The Occupation Lab Featured, Reviews Film Threat
May 11, 2024
Timing is everything. Idit Avrahami and Noam Sheizaf’s documentary, H2: The Occupation Lab‘s timing, couldn’t have come at a better time. How the hell did we get here?
The documentary takes us to a strip of road located in the Palestinian city of Hebron. H2 is a piece of land that holds the Cave of the Patriarch—the burial location of the father of Israel and Palestine, Abraham. As of the filming of the documentary, H2 is a heavily guarded stretch of land monitored by Israeli forces. Military personnel have great power in who is allowed to enter and exit, to the dismay of the Palestinians who once lived in this region.
Avrahami and Sheizaf take us through the history of this region, starting with the start of the Israeli occupation of the West Bank as a result of the Six-Day War. Jewish settlers had their eye on the land near the Cave of the Patriarch as they wanted to use this holy landmark to worship. At the time, the cave was also the location of a mosque.
According to the documentary and news footage, the intent of the Muslim leaders was to provide a home and community for the new settlers. From the start, access to the Cave was a touchy issue. With the best of intentions, tension rose between the Palestinians and the Israelis. Slowly, peace began to deteriorate, and the Israeli military began to flex their muscles.
Over the decades, this flexing not only led to violent altercations resulting in the deaths of civilians, young and old but also led to the further entrenchment of both sides. The inability of both sides to come to a peaceful arrangement brings us to where we are today.
“…had their eye on the land near the Cave of the Patriarch as they wanted to use this holy landmark to worship.”
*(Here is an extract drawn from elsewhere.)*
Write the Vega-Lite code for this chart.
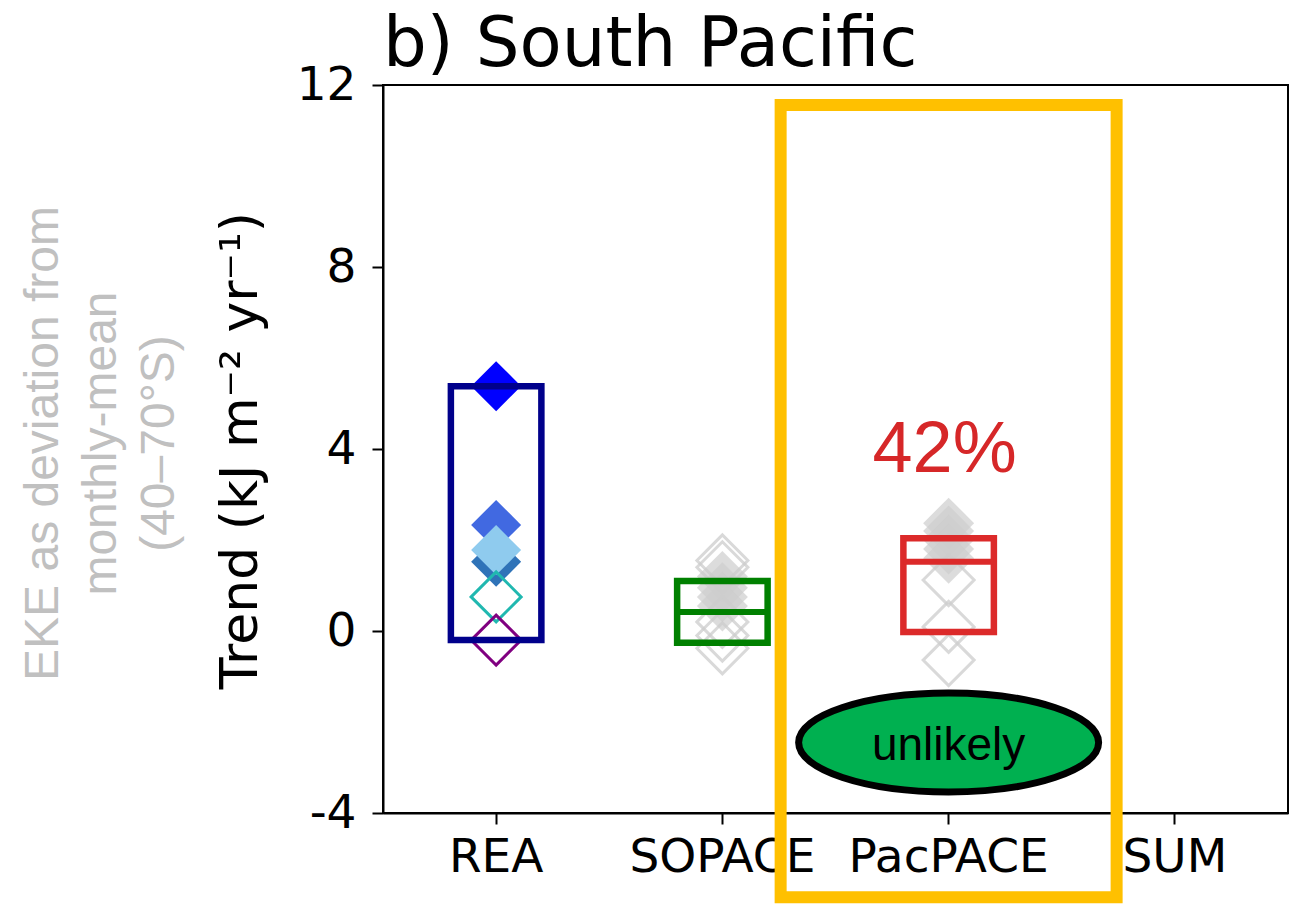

Admittedly, I’m not an expert on the tensions between Israel and the Palestinians. In all honestly, much of what I know comes from a very pro-Israel perspective. H2: The Occupation Lab gives us the Palestinian perspective on the conflict.
The film attempts to document what it sees as the slow and pervasive way in which the land H2 was slowly taken over (or stolen) by the Israelis. What started as an honest attempt to share this section of the city over the years became what the Palestinians believe is a laboratory for Israel to seize land from underneath the Palestinians. In other words, the tactics Israel learned in Hebron, they then used in other territories along the West Bank.
During one bloody uprising, when a lone Israeli gunman killed dozens of Palestinians, the locals were quarantined for over ten days. Later, Israeli troops went door to door and welded their doors shut.
The case made by the filmmakers comes from news footage during the conflict, interviews with activists and leaders on the ground, and from the people living along this narrow series of streets.
What’s missing from the documentary is the Israeli rebuttal. Yes, I’m well aware that there are documentaries about the same events from the Israeli perspective that are missing the Palestinian rebuttal.
I certainly have my opinions about the subject. What’s clear to me is that I don’t know everything…virtually nothing about what is happening along the West Bank and Gaza. The prime importance of a documentary like H2: The Occupation Lab is to get that other perspective, be informed, and develop a more educated position.
The conflict between Israel and Hamas today is not as cut and dry as we’re led to believe, and declaring enemies and allies is not as clean as I’d like it to be either.